Pure functions from a
to b
are ridiculously easy to test, especially if you can express properties.
If your business logic really needs to perform effects, then try the simplest possible techniques first: functions and abstractions.
Ultimately, I believe that it’s simpler and easier to write and test functions that take pure values.
These are agnostic to where the data comes from, and don’t need to be mocked at all.
This transformation is typically easier than introducing mtl
classes, monad transformers, Eff
, or similar techniques.
Sometimes, you really just can’t avoid testing effectful code. A common pattern I’ve noticed is that people want to make things abstract at a level that is far too low. You want to make the abstraction as weak as possible, to make it easy to mock.

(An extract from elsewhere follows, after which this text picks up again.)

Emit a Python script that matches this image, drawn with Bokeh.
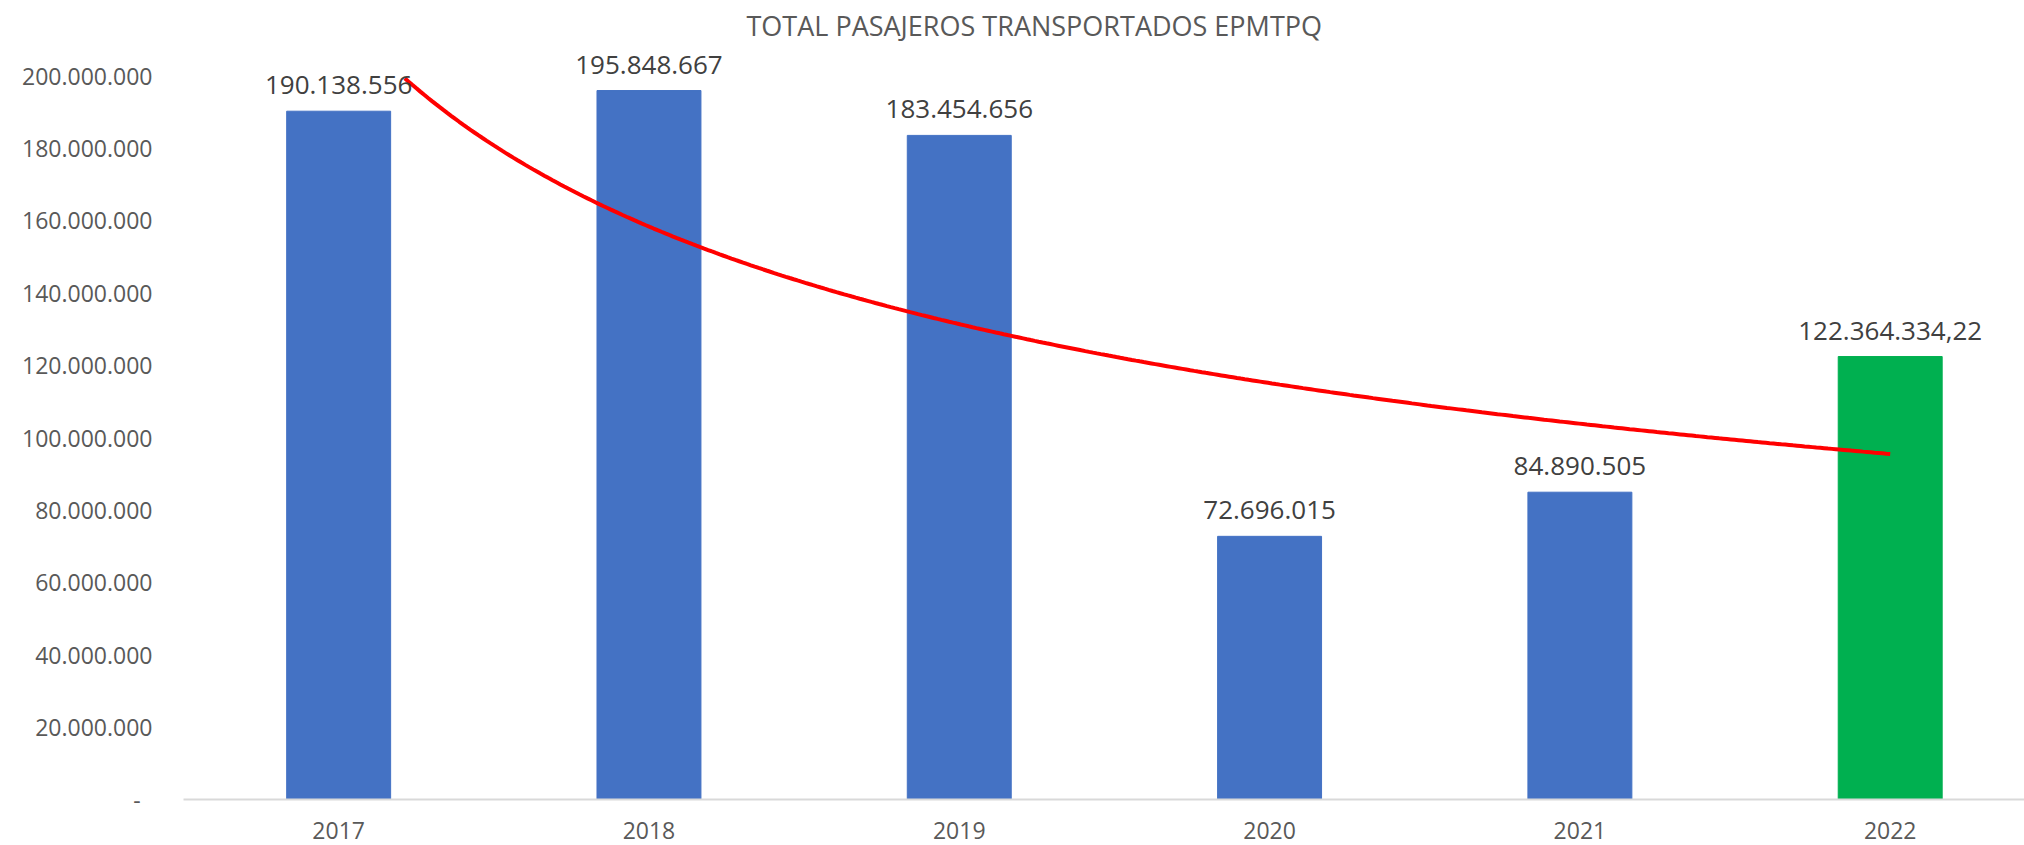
import numpy as np
from bokeh.plotting import figure
from bokeh.models import Range1d, FixedTicker, ColumnDataSource
from bokeh.core.properties import value
from bokeh.embed import file_html
from bokeh.resources import INLINE

# ---------------- data ----------------
years = ["2017", "2018", "2019", "2020", "2021", "2022"]
passengers = [190138556, 195848667, 183454656, 72696015, 84890505, 122364334.22]
bar_labels = ["190.138.556", "195.848.667", "183.454.656", "72.696.015", "84.890.505", "122.364.334,22"]
bar_colors = ["#4472C4", "#4472C4", "#4472C4", "#4472C4", "#4472C4", "#00B050"]
y_ticks = [0, 20000000, 40000000, 60000000, 80000000, 100000000,
           120000000, 140000000, 160000000, 180000000, 200000000]
y_tick_labels = ["-\u00a0\u00a0", "20.000.000", "40.000.000", "60.000.000", "80.000.000",
                 "100.000.000", "120.000.000", "140.000.000", "160.000.000",
                 "180.000.000", "200.000.000"]
title_text = "TOTAL PASAJEROS TRANSPORTADOS EPMTPQ"
axis_max = 200000000

# ---------------- layout ----------------
W, H = 2024, 845
frame_left = 183
frame_top = 45
frame_bottom = 799
px_200 = 75
y_end = axis_max * (frame_bottom - frame_top) / (frame_bottom - px_200)
x_end = 5.4328

xpos = list(range(len(years)))

p = figure(width=W, height=H, output_backend="svg", toolbar_location=None,
           x_range=Range1d(-0.5, x_end), y_range=Range1d(0, y_end),
           min_border_left=frame_left, min_border_right=0, min_border_top=frame_top,
           min_border_bottom=H - frame_bottom, title=title_text)
p.outline_line_color = None
p.background_fill_color = "white"
p.border_fill_color = "white"
p.xgrid.visible = False
p.ygrid.visible = False

p.title.align = "left"
p.title.offset = 746 - frame_left
p.title.text_font = "Open Sans"
p.title.text_font_size = "27px"
p.title.text_font_style = "normal"
p.title.text_color = "#595959"
p.title.standoff = 4

src = ColumnDataSource(dict(x=xpos, top=passengers, color=bar_colors, label=bar_labels))
p.vbar(x="x", top="top", width=0.335, color="color", source=src)

# power trendline fitted to the bar values (Excel-style), clipped at the axis maximum
idx = np.arange(1, len(passengers) + 1)
b, lnc = np.polyfit(np.log(idx), np.log(passengers), 1)
tx = np.linspace(1, len(passengers), 400)
ty = np.exp(lnc) * tx ** b
keep = ty <= axis_max
p.line(tx[keep] - 1, ty[keep], line_color="#FF0000", line_width=4)

p.text(x="x", y="top", text="label", source=src, text_align="center",
       text_baseline="alphabetic", y_offset=-26, text_font=value("Open Sans"),
       text_font_size="26px", text_color="#404040")

# axes
xa = p.xaxis[0]
xa.ticker = FixedTicker(ticks=xpos)
xa.major_label_overrides = {i: y for i, y in zip(xpos, years)}
xa.axis_line_color = "#D9D9D9"
xa.axis_line_width = 2
xa.major_tick_line_color = None
xa.minor_tick_line_color = None
xa.major_tick_out = 0
xa.major_label_standoff = 22
xa.major_label_text_font = "Open Sans"
xa.major_label_text_font_size = "23px"
xa.major_label_text_color = "#595959"

ya = p.yaxis[0]
ya.ticker = FixedTicker(ticks=y_ticks)
ya.major_label_overrides = {t: l for t, l in zip(y_ticks, y_tick_labels)}
ya.axis_line_color = None
ya.major_tick_line_color = None
ya.minor_tick_line_color = None
ya.major_tick_out = 0
ya.major_label_standoff = 31
ya.major_label_text_font = "Open Sans"
ya.major_label_text_font_size = "23px"
ya.major_label_text_color = "#595959"

open("out.html", "w").write(file_html(p, INLINE))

Consider the common case of wanting to mock out the database. This is reasonable: database calls are extremely slow! Implementing a mock database, however, is an extremely difficult task – you essentially have to implement a database. Where the behavior of the database differs from your mock, then you’ll have test/prod mismatch that will blow up at some point.
Instead, go a level up – create a new indirection layer that can be satisfied by either the database or a simple to implement mock. You can do this with a type class, or just by abstracting the relevant functions concretely. Abstracting the relevant functions is the easiest and simplest technique, but it’s not unreasonable to also write:
data UserQuery
= AllUsers
| UserById UserId
| UserByEmail Email
class Monad m => GetUsers m where
runUserQuery :: UserQuery -> m [User]
This is vastly more tenable interface to implement that a SQL database!

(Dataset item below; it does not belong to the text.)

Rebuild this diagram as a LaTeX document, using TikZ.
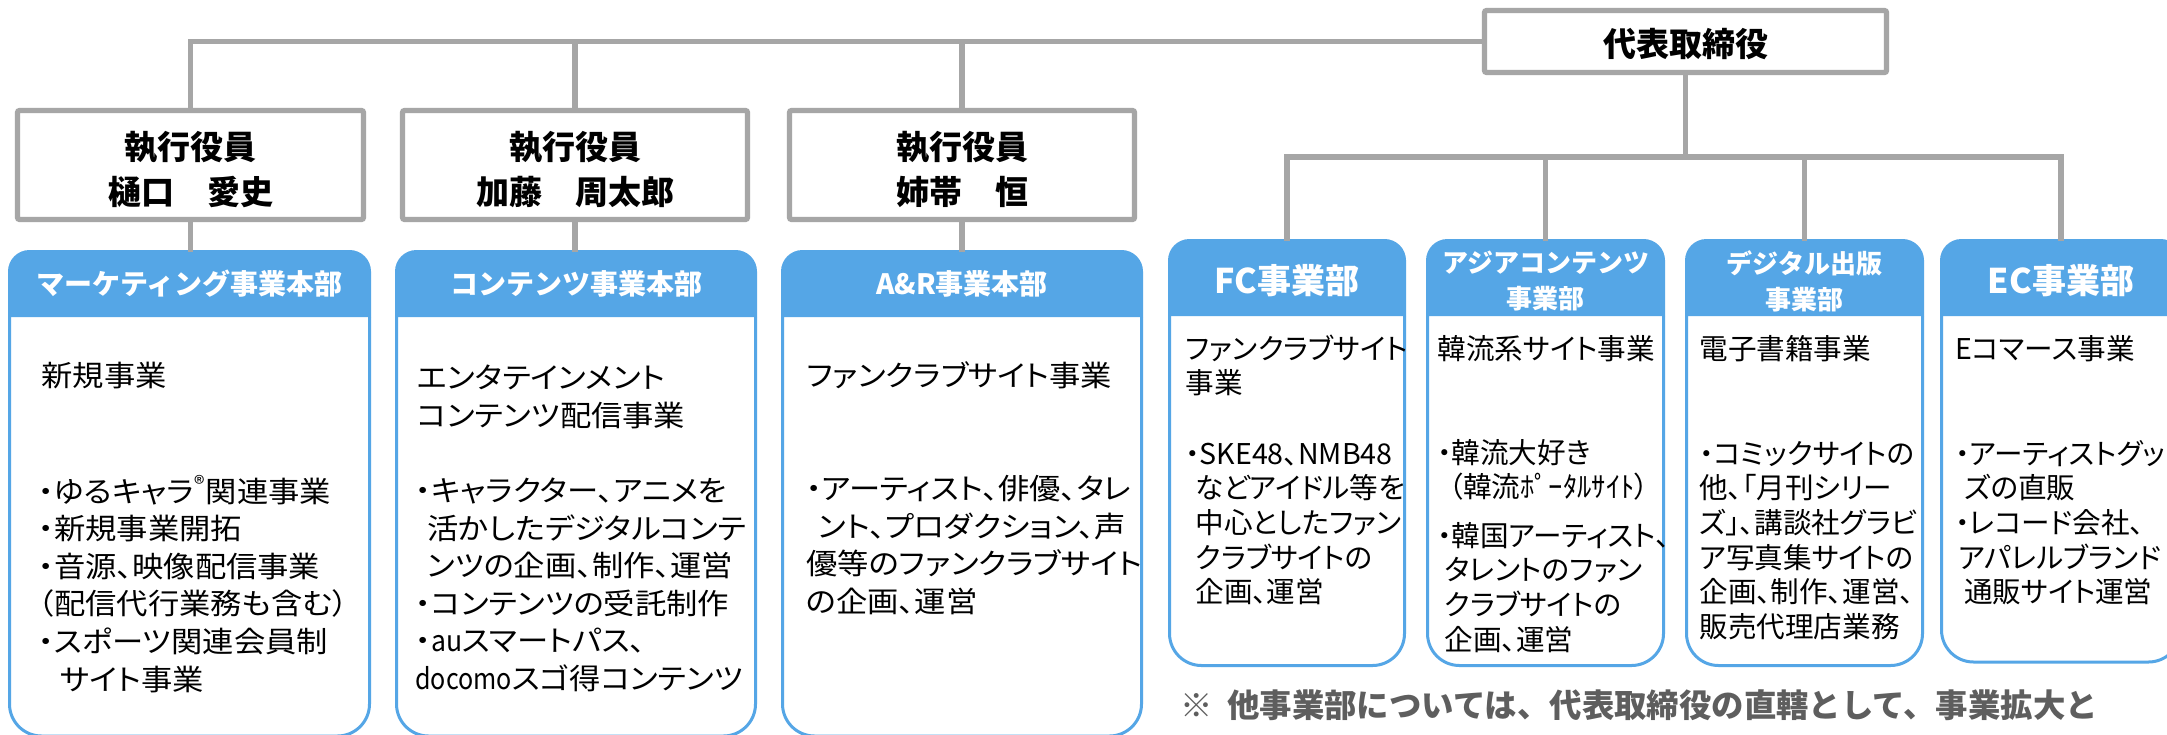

Let’s write our instances, one for the persistent
library and another for a mock that uses QuickCheck’s Gen
type:
instance MonadIO m => GetUsers (SqlPersistT m) where
runUserQuery = selectList . convertToQuery
instance GetUsers Gen where
runUserQuery query =
case query of
AllUsers ->
arbitrary
UserById userId ->
take 1 . fmap (setUserId userId) <$> arbitrary
UserByEmail userEmail ->
take 1 . fmap (setUserEmail userEmail) <$> arbitrary
Alternatively, you can just pass functions around manually instead of using the type class mechanism to pass them for you.
Oh, wait, no!
That GetUsers Gen
instance has a bug!
Can you guess what it is?
In the UserById
and UserByEmail
case, we’re not ever testing the “empty list” case – what if that user does not exist?

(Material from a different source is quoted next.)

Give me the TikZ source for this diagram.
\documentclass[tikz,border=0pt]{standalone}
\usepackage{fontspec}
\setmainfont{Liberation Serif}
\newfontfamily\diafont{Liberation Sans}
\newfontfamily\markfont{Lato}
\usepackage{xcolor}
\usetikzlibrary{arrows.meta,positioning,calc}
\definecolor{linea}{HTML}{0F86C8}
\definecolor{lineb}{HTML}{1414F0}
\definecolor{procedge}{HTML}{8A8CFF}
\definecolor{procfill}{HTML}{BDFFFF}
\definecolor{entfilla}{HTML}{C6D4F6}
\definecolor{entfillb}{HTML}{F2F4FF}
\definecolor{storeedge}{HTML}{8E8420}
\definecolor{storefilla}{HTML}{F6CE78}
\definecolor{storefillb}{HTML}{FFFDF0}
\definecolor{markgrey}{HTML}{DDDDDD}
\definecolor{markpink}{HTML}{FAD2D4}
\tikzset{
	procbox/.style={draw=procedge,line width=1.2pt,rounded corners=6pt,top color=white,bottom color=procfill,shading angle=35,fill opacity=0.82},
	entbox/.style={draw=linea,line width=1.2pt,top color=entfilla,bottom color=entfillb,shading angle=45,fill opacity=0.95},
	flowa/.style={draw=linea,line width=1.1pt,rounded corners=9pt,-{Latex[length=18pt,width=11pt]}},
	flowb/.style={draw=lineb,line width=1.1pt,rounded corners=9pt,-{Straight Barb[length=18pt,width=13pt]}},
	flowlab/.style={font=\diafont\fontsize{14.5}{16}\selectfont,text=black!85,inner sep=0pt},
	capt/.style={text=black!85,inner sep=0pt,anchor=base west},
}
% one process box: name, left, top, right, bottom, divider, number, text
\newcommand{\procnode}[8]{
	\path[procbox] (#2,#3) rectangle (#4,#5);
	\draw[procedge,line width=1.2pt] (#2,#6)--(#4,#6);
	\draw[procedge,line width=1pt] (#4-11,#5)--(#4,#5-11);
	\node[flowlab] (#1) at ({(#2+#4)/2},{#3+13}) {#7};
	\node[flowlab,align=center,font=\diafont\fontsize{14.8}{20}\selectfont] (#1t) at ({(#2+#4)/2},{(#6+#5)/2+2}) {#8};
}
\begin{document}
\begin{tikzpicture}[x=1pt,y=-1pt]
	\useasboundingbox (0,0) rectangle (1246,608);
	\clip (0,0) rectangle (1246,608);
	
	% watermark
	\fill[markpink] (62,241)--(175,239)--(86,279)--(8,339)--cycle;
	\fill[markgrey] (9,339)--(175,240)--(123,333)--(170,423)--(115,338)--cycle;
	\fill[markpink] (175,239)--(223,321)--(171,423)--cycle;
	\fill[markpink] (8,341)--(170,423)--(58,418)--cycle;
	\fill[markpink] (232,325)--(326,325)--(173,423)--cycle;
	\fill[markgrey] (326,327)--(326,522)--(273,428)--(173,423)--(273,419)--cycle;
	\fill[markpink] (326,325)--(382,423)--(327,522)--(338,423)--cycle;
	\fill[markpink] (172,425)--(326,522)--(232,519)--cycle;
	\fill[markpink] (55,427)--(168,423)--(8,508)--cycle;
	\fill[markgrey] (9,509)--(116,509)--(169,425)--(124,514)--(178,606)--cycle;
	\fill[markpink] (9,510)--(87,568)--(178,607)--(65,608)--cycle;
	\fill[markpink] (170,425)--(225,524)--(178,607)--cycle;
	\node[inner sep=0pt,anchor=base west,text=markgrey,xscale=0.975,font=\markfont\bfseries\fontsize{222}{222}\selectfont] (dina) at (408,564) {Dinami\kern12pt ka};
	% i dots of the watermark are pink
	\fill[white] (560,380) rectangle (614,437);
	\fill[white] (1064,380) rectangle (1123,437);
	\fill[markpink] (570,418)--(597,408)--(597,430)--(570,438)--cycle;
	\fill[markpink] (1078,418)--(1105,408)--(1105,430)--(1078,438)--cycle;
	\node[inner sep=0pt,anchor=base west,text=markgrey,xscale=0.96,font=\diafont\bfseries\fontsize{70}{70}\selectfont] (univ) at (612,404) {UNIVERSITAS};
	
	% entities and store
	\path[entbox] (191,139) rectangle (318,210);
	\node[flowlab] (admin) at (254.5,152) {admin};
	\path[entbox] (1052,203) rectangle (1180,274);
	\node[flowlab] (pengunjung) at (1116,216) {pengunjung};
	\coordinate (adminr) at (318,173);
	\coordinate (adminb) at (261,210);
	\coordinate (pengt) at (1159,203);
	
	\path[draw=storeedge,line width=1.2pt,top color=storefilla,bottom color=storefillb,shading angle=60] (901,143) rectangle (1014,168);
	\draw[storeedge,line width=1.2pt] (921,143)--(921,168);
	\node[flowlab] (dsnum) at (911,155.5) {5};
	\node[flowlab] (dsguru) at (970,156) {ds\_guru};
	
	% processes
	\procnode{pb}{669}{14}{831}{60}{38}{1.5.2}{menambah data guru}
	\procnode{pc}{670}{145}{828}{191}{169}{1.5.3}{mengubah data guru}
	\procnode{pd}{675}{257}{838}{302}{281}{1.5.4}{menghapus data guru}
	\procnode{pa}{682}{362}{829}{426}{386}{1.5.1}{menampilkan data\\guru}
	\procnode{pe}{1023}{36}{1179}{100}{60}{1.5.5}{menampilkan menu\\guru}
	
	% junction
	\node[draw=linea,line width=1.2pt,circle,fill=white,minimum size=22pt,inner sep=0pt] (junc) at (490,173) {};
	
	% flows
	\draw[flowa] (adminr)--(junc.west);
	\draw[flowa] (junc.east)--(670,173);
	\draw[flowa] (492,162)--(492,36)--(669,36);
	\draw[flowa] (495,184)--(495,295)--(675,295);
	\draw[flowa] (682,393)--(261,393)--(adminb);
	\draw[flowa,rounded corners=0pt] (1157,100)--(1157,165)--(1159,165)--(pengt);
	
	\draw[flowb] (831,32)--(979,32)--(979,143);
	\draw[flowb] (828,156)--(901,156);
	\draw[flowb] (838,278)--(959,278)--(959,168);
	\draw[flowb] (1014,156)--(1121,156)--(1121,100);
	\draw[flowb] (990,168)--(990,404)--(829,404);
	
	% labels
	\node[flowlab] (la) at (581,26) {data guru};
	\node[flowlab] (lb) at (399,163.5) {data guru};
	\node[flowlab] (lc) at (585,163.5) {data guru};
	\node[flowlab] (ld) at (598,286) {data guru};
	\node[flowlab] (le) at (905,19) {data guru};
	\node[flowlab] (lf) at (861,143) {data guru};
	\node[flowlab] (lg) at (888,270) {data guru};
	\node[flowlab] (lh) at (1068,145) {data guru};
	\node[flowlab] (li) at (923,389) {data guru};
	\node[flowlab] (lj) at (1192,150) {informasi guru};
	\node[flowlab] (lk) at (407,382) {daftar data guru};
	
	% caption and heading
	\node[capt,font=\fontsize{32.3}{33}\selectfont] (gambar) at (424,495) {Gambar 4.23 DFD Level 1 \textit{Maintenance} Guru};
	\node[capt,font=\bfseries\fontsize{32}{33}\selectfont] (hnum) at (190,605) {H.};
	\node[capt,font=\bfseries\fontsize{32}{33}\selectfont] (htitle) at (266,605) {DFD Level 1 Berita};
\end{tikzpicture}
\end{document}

A fixed variant looks like this:
instance GetUsers Gen where
runUserQuery query =
case query of
AllUsers ->
arbitrary
UserById userId -> do
oneOrZero <- choose (0, 1)
take oneOrZero . fmap (setUserId userId) <$> arbitrary
UserByEmail userEmail -> do
oneOrZero <- choose (0, 1)
take oneOrZero . fmap (setUserEmail userEmail) <$> arbitrary
I made a mistake writing a super simple generator. Just think about how many mistakes I might have made if I were trying to model something more complex!